**Task to complete**
Identify the lines bearing the string "this" and gather them.

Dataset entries
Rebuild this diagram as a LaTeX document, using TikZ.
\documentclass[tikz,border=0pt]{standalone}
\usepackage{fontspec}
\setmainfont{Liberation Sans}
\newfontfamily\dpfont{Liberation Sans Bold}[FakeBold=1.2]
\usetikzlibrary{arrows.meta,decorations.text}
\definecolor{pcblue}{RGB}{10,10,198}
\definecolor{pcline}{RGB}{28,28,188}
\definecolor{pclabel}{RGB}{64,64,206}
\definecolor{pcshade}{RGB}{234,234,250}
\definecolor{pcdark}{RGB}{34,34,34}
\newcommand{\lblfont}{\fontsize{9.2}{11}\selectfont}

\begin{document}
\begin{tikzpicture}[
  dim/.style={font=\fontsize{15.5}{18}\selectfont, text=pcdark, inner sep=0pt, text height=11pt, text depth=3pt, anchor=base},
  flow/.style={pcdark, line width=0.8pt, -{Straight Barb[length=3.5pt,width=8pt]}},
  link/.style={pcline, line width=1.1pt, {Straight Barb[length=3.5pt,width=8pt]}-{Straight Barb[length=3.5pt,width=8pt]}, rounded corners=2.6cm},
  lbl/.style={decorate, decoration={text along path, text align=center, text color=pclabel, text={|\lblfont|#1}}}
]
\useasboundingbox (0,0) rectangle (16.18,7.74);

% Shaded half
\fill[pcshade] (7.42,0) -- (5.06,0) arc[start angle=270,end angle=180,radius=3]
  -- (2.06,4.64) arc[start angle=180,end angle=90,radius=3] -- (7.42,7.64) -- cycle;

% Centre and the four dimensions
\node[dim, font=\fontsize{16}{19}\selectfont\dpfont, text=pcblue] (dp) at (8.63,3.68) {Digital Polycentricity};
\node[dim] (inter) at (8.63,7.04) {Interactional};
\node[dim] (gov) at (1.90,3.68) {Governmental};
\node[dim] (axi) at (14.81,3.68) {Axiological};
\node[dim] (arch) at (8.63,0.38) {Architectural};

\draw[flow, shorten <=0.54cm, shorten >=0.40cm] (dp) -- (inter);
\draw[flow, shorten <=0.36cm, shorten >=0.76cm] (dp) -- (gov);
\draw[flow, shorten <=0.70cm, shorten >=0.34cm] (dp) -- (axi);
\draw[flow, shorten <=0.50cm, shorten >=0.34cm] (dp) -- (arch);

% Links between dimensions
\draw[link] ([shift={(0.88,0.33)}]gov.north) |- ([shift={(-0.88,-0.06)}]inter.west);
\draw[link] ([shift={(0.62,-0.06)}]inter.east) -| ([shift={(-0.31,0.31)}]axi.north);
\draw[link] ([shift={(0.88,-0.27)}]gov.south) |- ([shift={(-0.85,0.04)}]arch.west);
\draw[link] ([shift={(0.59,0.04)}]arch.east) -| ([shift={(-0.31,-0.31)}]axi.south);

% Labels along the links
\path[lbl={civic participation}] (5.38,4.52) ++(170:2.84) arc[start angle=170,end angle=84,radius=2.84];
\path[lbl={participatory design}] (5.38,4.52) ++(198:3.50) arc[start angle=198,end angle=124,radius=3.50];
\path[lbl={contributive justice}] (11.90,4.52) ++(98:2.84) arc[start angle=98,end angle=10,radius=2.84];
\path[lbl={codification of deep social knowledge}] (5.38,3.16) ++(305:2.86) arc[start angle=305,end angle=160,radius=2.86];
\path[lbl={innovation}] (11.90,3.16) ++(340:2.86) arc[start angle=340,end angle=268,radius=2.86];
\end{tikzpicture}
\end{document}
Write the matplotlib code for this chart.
* * *
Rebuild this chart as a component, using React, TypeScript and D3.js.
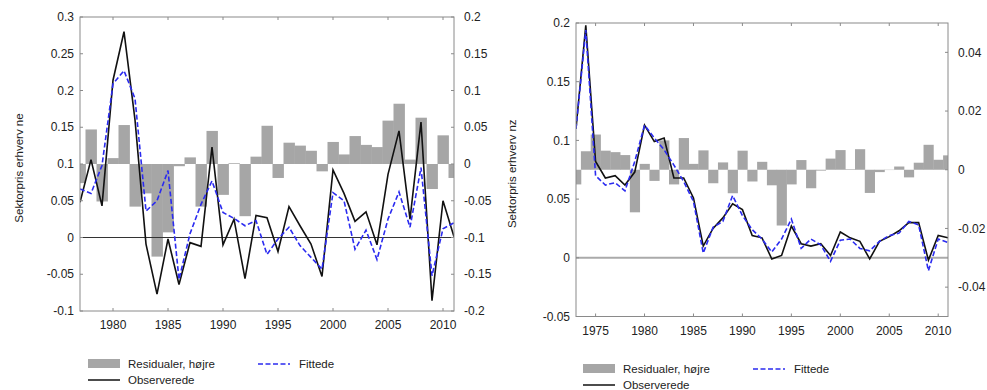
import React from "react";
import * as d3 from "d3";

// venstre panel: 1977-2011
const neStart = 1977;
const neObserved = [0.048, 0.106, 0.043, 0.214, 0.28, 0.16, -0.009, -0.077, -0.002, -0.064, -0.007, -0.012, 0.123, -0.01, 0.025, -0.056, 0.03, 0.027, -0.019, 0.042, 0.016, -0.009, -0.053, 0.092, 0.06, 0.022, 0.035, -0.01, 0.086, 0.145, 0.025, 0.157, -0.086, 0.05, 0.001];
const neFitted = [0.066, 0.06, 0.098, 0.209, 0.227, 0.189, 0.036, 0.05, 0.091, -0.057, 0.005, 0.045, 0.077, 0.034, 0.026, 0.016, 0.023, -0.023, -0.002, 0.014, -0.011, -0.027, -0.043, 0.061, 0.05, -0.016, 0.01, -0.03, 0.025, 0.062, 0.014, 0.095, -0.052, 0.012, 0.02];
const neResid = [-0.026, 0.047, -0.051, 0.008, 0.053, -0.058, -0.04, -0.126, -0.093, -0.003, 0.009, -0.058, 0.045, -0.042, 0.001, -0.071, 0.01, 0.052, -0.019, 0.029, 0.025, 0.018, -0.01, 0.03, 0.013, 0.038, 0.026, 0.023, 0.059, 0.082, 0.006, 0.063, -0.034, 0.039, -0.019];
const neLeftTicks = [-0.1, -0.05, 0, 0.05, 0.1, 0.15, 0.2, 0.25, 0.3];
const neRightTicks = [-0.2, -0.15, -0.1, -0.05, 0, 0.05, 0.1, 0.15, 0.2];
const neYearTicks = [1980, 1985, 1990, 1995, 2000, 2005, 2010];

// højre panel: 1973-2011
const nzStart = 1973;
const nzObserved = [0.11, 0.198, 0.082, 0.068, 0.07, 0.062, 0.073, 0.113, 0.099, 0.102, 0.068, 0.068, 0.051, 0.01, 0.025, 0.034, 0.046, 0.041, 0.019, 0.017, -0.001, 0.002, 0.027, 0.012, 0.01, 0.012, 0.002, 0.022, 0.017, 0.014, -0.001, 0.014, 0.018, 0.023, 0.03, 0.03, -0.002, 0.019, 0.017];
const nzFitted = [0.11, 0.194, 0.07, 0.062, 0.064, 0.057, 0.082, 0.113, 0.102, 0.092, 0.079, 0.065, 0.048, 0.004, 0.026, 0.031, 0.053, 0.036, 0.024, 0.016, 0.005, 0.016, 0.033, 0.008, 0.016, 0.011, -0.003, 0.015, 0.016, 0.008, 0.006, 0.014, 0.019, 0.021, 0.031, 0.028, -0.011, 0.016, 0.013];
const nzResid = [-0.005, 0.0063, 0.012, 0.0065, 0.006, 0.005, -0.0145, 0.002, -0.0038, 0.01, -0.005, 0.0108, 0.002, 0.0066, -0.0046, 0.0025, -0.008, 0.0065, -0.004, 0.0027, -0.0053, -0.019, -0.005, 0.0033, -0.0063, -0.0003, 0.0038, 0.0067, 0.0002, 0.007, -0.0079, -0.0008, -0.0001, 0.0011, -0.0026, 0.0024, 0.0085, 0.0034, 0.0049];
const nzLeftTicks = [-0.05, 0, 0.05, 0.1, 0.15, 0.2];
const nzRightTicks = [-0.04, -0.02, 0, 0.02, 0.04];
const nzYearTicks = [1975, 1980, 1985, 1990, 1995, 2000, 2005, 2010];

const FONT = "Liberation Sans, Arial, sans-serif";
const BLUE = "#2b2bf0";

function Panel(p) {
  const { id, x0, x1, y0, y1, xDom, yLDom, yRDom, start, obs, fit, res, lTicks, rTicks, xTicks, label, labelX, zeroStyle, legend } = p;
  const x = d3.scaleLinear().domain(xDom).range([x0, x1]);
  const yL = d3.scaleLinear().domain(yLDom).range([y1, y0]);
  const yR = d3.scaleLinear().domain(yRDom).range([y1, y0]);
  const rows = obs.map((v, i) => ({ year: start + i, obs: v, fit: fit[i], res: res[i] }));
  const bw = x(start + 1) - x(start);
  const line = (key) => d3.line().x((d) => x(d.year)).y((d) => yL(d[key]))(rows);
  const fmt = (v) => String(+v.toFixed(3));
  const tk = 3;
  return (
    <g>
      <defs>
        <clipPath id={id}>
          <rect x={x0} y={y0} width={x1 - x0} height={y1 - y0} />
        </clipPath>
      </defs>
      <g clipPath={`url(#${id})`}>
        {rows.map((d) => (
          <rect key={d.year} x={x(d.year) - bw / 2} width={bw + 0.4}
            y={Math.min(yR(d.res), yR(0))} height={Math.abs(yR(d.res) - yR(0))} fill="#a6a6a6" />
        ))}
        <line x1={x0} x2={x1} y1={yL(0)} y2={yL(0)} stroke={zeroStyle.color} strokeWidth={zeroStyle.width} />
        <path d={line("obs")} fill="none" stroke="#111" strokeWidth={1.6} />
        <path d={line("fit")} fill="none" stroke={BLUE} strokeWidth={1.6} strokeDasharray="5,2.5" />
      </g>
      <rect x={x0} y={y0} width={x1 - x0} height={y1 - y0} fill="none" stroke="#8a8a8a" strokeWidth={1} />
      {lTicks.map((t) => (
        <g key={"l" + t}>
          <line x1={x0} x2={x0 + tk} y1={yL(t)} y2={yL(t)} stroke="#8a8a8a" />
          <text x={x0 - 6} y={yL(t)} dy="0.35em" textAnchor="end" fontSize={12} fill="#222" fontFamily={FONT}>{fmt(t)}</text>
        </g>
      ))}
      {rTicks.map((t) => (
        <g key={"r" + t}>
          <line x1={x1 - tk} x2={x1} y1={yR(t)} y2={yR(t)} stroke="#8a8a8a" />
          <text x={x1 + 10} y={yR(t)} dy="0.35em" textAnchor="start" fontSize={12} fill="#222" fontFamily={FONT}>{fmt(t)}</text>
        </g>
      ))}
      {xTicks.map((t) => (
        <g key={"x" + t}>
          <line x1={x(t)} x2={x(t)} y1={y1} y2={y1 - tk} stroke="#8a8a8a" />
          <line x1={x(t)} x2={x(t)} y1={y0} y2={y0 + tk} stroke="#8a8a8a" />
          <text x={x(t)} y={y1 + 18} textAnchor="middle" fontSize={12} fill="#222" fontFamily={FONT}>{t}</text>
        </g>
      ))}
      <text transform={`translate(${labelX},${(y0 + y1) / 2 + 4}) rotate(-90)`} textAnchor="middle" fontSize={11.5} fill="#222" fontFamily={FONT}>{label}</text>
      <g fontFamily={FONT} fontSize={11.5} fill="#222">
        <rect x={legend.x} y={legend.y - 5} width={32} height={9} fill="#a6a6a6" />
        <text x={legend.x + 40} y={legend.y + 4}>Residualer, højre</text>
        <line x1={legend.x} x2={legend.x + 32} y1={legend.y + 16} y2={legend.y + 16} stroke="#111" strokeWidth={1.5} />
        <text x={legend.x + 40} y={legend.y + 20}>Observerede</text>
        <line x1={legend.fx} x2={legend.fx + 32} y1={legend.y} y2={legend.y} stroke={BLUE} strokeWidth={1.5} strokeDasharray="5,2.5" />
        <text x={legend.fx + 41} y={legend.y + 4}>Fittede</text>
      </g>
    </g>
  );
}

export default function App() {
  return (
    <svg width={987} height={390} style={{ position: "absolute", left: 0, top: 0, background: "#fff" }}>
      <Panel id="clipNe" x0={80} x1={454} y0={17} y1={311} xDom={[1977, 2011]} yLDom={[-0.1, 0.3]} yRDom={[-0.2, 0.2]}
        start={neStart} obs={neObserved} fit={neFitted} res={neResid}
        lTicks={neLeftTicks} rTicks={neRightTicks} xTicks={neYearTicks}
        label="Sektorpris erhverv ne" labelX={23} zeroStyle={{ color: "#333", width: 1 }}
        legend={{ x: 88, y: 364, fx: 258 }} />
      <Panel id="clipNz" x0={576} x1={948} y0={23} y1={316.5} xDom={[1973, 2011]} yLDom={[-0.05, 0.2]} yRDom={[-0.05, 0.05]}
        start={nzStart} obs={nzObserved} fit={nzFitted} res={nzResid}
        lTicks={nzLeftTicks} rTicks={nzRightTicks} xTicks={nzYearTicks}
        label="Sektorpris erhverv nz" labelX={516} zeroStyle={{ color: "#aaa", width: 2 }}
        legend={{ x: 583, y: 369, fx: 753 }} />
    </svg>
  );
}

**Full solution**
Rebuild this diagram as a LaTeX document, using TikZ.
Write the matplotlib code for this chart.
Rebuild this chart as a component, using React, TypeScript and D3.js.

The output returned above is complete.